3. Make a governed call with withLease

withLease is the recommended way to use ThrottleAI. It handles acquire and release automatically, including on errors.

import { createGovernor, withLease, presets } from "@mcptoolshop/throttleai";

const gov = createGovernor(presets.quiet());

// Simulate an AI call
async function callMyModel(prompt: string): Promise<string> {
  // Replace this with your actual AI SDK call
  return `Response to: ${prompt}`;
}

const result = await withLease(
  gov,
  { actorId: "my-app", action: "chat" },
  async () => await callMyModel("Hello, world!"),
);

if (result.granted) {
  console.log("Got a response:", result.result);
} else {
  console.log("Throttled! Retry in", result.decision.retryAfterMs, "ms");
  console.log("Reason:", result.decision.reason);
}

What happens here:

withLease calls gov.acquire() to request a lease.
If granted, it runs your function and then calls gov.release() automatically.
If denied, it returns the denial with a reason and retry recommendation.
If your function throws an error, the lease is still released (with outcome "error").

4. Add observability

To see what the governor is doing, add an event handler:

import { createGovernor, formatEvent, presets } from "@mcptoolshop/throttleai";

const gov = createGovernor({
  ...presets.quiet(),
  onEvent: (e) => console.log(formatEvent(e)),
});

You will see output like:

[acquire] actor=my-app action=chat leaseId=abc123
[release] leaseId=abc123 outcome=success

If a call is denied, you will see:

[deny] actor=my-app action=chat reason=concurrency retryAfterMs=500

5. Check governor state

At any time, you can inspect the governor:

import { formatSnapshot } from "@mcptoolshop/throttleai";

console.log(formatSnapshot(gov.snapshot()));
// concurrency=0/1 rate=3/10 leases=0

6. Clean up on shutdown

The governor runs a background interval to expire stale leases. Call dispose() when your app shuts down to stop it:

process.on("SIGINT", () => {
  gov.dispose();
  process.exit(0);
});

Common mistakes

Forgetting to release leases

If you use gov.acquire() directly (instead of withLease), you must always release the lease, even when an error occurs:

const decision = gov.acquire({ actorId: "my-app", action: "chat" });
if (!decision.granted) return;

try {
  const result = await callMyModel();
  gov.release(decision.leaseId, { outcome: "success" });
} catch (err) {
  gov.release(decision.leaseId, { outcome: "error" });
  throw err;
}

If you forget the catch branch, leaked leases consume concurrency slots until they expire. Use withLease to avoid this entirely.

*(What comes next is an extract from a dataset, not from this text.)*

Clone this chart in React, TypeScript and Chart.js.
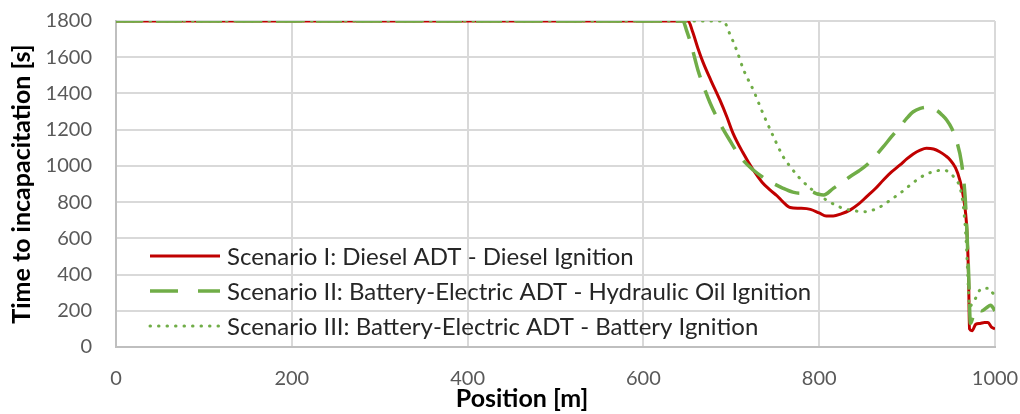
import React, { useEffect, useRef } from "react";
import { Chart, registerables } from "chart.js";

Chart.register(...registerables);

// Positions along the route [m] and time to incapacitation [s] per scenario
const dieselPos = [0, 651, 656, 662, 668, 677, 687, 695, 702, 713, 725, 735, 744, 752, 759, 767, 778, 790, 800, 808, 816, 825, 835, 845, 854, 864, 873, 882, 892, 900, 907, 915, 922, 930, 937, 944, 949, 955, 960, 964, 968, 970, 971, 974, 978, 983, 988, 992, 996, 1000];
const dieselTime = [1800, 1800, 1740, 1650, 1570, 1470, 1364, 1270, 1180, 1075, 977, 910, 867, 835, 800, 770, 766, 760, 740, 723, 723, 735, 756, 790, 830, 875, 922, 965, 1005, 1040, 1066, 1087, 1097, 1093, 1078, 1055, 1033, 990, 922, 830, 646, 370, 100, 90, 125, 130, 135, 135, 110, 100];

const hydraulicPos = [0, 645, 649, 655, 662, 670, 676, 687, 698, 710, 725, 735, 744, 759, 770, 778, 790, 798, 805, 816, 825, 835, 845, 854, 864, 873, 882, 892, 900, 907, 915, 922, 928, 934, 940, 945, 951, 956, 962, 966, 968, 970, 972, 976, 980, 985, 990, 995, 1000];
const hydraulicTime = [1800, 1800, 1750, 1658, 1530, 1419, 1346, 1235, 1143, 1051, 977, 940, 913, 876, 855, 849, 858, 845, 839, 876, 905, 940, 972, 1005, 1055, 1106, 1160, 1217, 1265, 1299, 1318, 1324, 1318, 1305, 1280, 1253, 1205, 1143, 1014, 830, 646, 407, 130, 180, 210, 200, 215, 230, 200];

const batteryPos = [0, 691, 698, 706, 714, 725, 736, 748, 759, 768, 778, 790, 800, 808, 818, 827, 840, 854, 864, 873, 882, 892, 902, 911, 920, 930, 941, 948, 953, 957, 960, 964, 967, 969, 971, 974, 978, 982, 986, 990, 994, 997, 1000];
const batteryTime = [1800, 1800, 1732, 1640, 1530, 1419, 1290, 1161, 1051, 990, 931, 876, 840, 812, 785, 766, 752, 747, 762, 784, 815, 849, 888, 922, 950, 968, 977, 965, 940, 915, 885, 775, 600, 400, 220, 240, 270, 310, 325, 325, 325, 300, 290];

const seriesLabels = [
  "Scenario I: Diesel ADT - Diesel Ignition",
  "Scenario II: Battery-Electric ADT - Hydraulic Oil Ignition",
  "Scenario III: Battery-Electric ADT - Battery Ignition",
];

const xTicks = [0, 200, 400, 600, 800, 1000];
const yTicks = [0, 200, 400, 600, 800, 1000, 1200, 1400, 1600, 1800];
const xTitle = "Position [m]";
const yTitle = "Time to incapacitation [s]";

const FONT = "Lato, Carlito, 'Open Sans', sans-serif";

const toPoints = (xs: number[], ys: number[]) => xs.map((x, i) => ({ x, y: ys[i] }));

// Draws the axis titles and the in-plot legend
const overlayPlugin = {
  id: "overlay",
  afterDraw(chart: any) {
    const ctx = chart.ctx as CanvasRenderingContext2D;
    ctx.save();
    ctx.fillStyle = "#000000";
    ctx.font = `bold 25px ${FONT}`;
    ctx.textAlign = "center";
    ctx.textBaseline = "middle";
    ctx.fillText(xTitle, 522, 399);
    ctx.save();
    ctx.translate(22, 184);
    ctx.rotate(-Math.PI / 2);
    ctx.fillText(yTitle, 0, 0);
    ctx.restore();

    chart.data.datasets.forEach((ds: any, i: number) => {
      const y = 256 + i * 35;
      ctx.save();
      ctx.strokeStyle = ds.borderColor;
      ctx.lineWidth = ds.borderWidth;
      ctx.lineCap = ds.borderCapStyle || "butt";
      ctx.setLineDash(ds.legendDash || []);
      ctx.beginPath();
      ctx.moveTo(150, y);
      ctx.lineTo(220, y);
      ctx.stroke();
      ctx.restore();
      ctx.fillStyle = "#262626";
      ctx.font = `24px ${FONT}`;
      ctx.textAlign = "left";
      ctx.textBaseline = "middle";
      ctx.fillText(ds.label, 227, y + 1);
    });
    ctx.restore();
  },
};

export default function App() {
  const canvasRef = useRef<HTMLCanvasElement>(null);

  useEffect(() => {
    if (!canvasRef.current) return;
    const chart = new Chart(canvasRef.current, {
      type: "line",
      data: {
        datasets: [
          {
            label: seriesLabels[0],
            data: toPoints(dieselPos, dieselTime),
            borderColor: "#C00000",
            borderWidth: 3,
            pointRadius: 0,
            cubicInterpolationMode: "monotone",
            order: 3,
            legendDash: [],
          } as any,
          {
            label: seriesLabels[1],
            data: toPoints(hydraulicPos, hydraulicTime),
            borderColor: "#70AD47",
            borderWidth: 3.5,
            borderDash: [26, 14],
            pointRadius: 0,
            cubicInterpolationMode: "monotone",
            order: 2,
            legendDash: [28, 20],
          } as any,
          {
            label: seriesLabels[2],
            data: toPoints(batteryPos, batteryTime),
            borderColor: "#70AD47",
            borderWidth: 3,
            borderDash: [0.5, 8],
            borderCapStyle: "round",
            pointRadius: 0,
            cubicInterpolationMode: "monotone",
            order: 1,
            legendDash: [0.5, 8],
          } as any,
        ],
      },
      options: {
        animation: false,
        responsive: false,
        devicePixelRatio: 1,
        layout: { padding: { left: 0, right: 25, top: 21, bottom: 0 } },
        plugins: { legend: { display: false }, tooltip: { enabled: false } },
        scales: {
          x: {
            type: "linear",
            min: 0,
            max: 1000,
            afterBuildTicks: (s: any) => {
              s.ticks = xTicks.map((v) => ({ value: v }));
            },
            afterFit: (s: any) => {
              s.height = 67;
              s.paddingLeft = 0;
              s.paddingRight = 0;
            },
            ticks: {
              color: "#595959",
              font: { family: FONT, size: 20 },
              padding: 20,
              maxRotation: 0,
              callback: (v: any) => String(v),
            },
            grid: { color: "#D9D9D9", lineWidth: 2, drawTicks: false },
            border: { color: "#BFBFBF", width: 2 },
          },
          y: {
            min: 0,
            max: 1800,
            afterBuildTicks: (s: any) => {
              s.ticks = yTicks.map((v) => ({ value: v }));
            },
            afterFit: (s: any) => {
              s.width = 116;
              s.paddingTop = 0;
              s.paddingBottom = 0;
            },
            ticks: {
              color: "#595959",
              font: { family: FONT, size: 20 },
              padding: 24,
              callback: (v: any) => String(v),
            },
            grid: { color: "#D9D9D9", lineWidth: 2, drawTicks: false },
            border: { color: "#BFBFBF", width: 2 },
          },
        },
      },
      plugins: [overlayPlugin],
    } as any);
    return () => chart.destroy();
  }, []);

  return (
    <div style={{ position: "absolute", left: 0, top: 0, width: 1020, height: 414, background: "#fff" }}>
      <canvas ref={canvasRef} width={1020} height={414} />
    </div>
  );
}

Setting maxInFlight too low

With maxInFlight: 1 (the quiet preset), only one call runs at a time. This is safe but slow. Once you are comfortable, increase it:

createGovernor({
  concurrency: { maxInFlight: 5 },
});

Not calling dispose

If you do not call gov.dispose(), the reaper interval keeps your Node.js process alive after your work is done. This is especially noticeable in scripts and tests.

FAQ

Q: Does ThrottleAI make network calls?

No. ThrottleAI is a pure in-memory library. It does not call any APIs, send telemetry, or access the filesystem. It only tracks state in JavaScript objects.

Q: Can I use ThrottleAI with any AI provider?

Yes. ThrottleAI is provider-agnostic. It governs when calls happen, not how they are made. Use it with OpenAI, Anthropic, Google, Ollama, vLLM, or any HTTP API. The built-in adapters handle OpenAI and fetch patterns automatically, but the core acquire/release API works with anything.

Q: What happens when a lease expires?

The governor fires an expire event and frees the concurrency slot. The in-flight operation continues running — the governor just stops tracking it. Frequent expirations indicate that leaseTtlMs is too short for your workload.

Q: Do I need a separate governor per API?

Not necessarily. One governor can manage all your AI calls. If you call multiple APIs with different rate limits, you may want separate governors — one per API.

Q: What is the difference between withLease and raw acquire/release?

withLease wraps acquire and release with automatic error handling. It is the recommended approach for most use cases. Use raw acquire/release only when you need fine-grained control, such as holding a lease across multiple async steps or streaming responses.